> Short problem: Omit every picture and return the rest of the data unaltered.

::: Provided data :::

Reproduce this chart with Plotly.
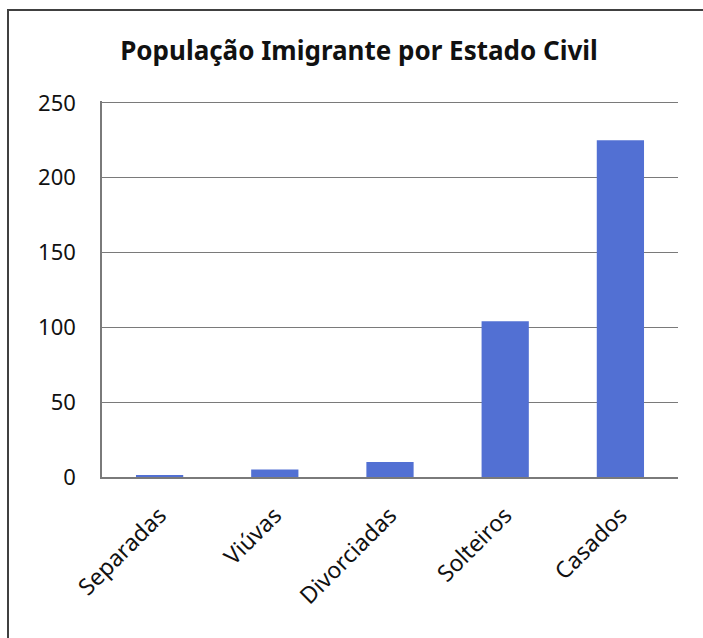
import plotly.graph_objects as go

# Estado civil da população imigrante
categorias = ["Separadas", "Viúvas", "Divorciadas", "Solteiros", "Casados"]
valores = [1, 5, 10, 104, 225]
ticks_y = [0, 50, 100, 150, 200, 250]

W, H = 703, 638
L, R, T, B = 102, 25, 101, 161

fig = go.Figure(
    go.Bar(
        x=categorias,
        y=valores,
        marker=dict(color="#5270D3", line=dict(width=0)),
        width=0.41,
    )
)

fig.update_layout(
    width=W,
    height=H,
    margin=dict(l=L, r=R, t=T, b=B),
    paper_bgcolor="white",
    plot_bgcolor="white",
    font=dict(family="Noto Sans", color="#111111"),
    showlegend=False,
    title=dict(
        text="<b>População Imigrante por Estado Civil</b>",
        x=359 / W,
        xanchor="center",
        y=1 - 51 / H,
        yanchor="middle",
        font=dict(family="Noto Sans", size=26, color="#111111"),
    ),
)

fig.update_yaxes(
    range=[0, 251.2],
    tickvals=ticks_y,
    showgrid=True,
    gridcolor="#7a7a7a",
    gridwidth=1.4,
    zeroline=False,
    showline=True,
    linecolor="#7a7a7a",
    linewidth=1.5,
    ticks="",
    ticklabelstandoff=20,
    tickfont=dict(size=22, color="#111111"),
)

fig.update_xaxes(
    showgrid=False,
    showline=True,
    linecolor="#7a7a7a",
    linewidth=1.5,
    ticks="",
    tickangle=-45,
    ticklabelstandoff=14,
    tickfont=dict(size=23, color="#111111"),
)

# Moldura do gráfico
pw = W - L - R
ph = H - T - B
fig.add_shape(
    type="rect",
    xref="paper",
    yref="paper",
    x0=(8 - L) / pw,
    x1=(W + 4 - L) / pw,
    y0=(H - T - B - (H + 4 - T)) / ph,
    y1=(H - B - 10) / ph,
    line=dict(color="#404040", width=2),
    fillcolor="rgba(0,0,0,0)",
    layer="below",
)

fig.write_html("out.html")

:::

> Written answer:
Reproduce this chart with Plotly.
import plotly.graph_objects as go

# Estado civil da população imigrante
categorias = ["Separadas", "Viúvas", "Divorciadas", "Solteiros", "Casados"]
valores = [1, 5, 10, 104, 225]
ticks_y = [0, 50, 100, 150, 200, 250]

W, H = 703, 638
L, R, T, B = 102, 25, 101, 161

fig = go.Figure(
    go.Bar(
        x=categorias,
        y=valores,
        marker=dict(color="#5270D3", line=dict(width=0)),
        width=0.41,
    )
)

fig.update_layout(
    width=W,
    height=H,
    margin=dict(l=L, r=R, t=T, b=B),
    paper_bgcolor="white",
    plot_bgcolor="white",
    font=dict(family="Noto Sans", color="#111111"),
    showlegend=False,
    title=dict(
        text="<b>População Imigrante por Estado Civil</b>",
        x=359 / W,
        xanchor="center",
        y=1 - 51 / H,
        yanchor="middle",
        font=dict(family="Noto Sans", size=26, color="#111111"),
    ),
)

fig.update_yaxes(
    range=[0, 251.2],
    tickvals=ticks_y,
    showgrid=True,
    gridcolor="#7a7a7a",
    gridwidth=1.4,
    zeroline=False,
    showline=True,
    linecolor="#7a7a7a",
    linewidth=1.5,
    ticks="",
    ticklabelstandoff=20,
    tickfont=dict(size=22, color="#111111"),
)

fig.update_xaxes(
    showgrid=False,
    showline=True,
    linecolor="#7a7a7a",
    linewidth=1.5,
    ticks="",
    tickangle=-45,
    ticklabelstandoff=14,
    tickfont=dict(size=23, color="#111111"),
)

# Moldura do gráfico
pw = W - L - R
ph = H - T - B
fig.add_shape(
    type="rect",
    xref="paper",
    yref="paper",
    x0=(8 - L) / pw,
    x1=(W + 4 - L) / pw,
    y0=(H - T - B - (H + 4 - T)) / ph,
    y1=(H - B - 10) / ph,
    line=dict(color="#404040", width=2),
    fillcolor="rgba(0,0,0,0)",
    layer="below",
)

fig.write_html("out.html")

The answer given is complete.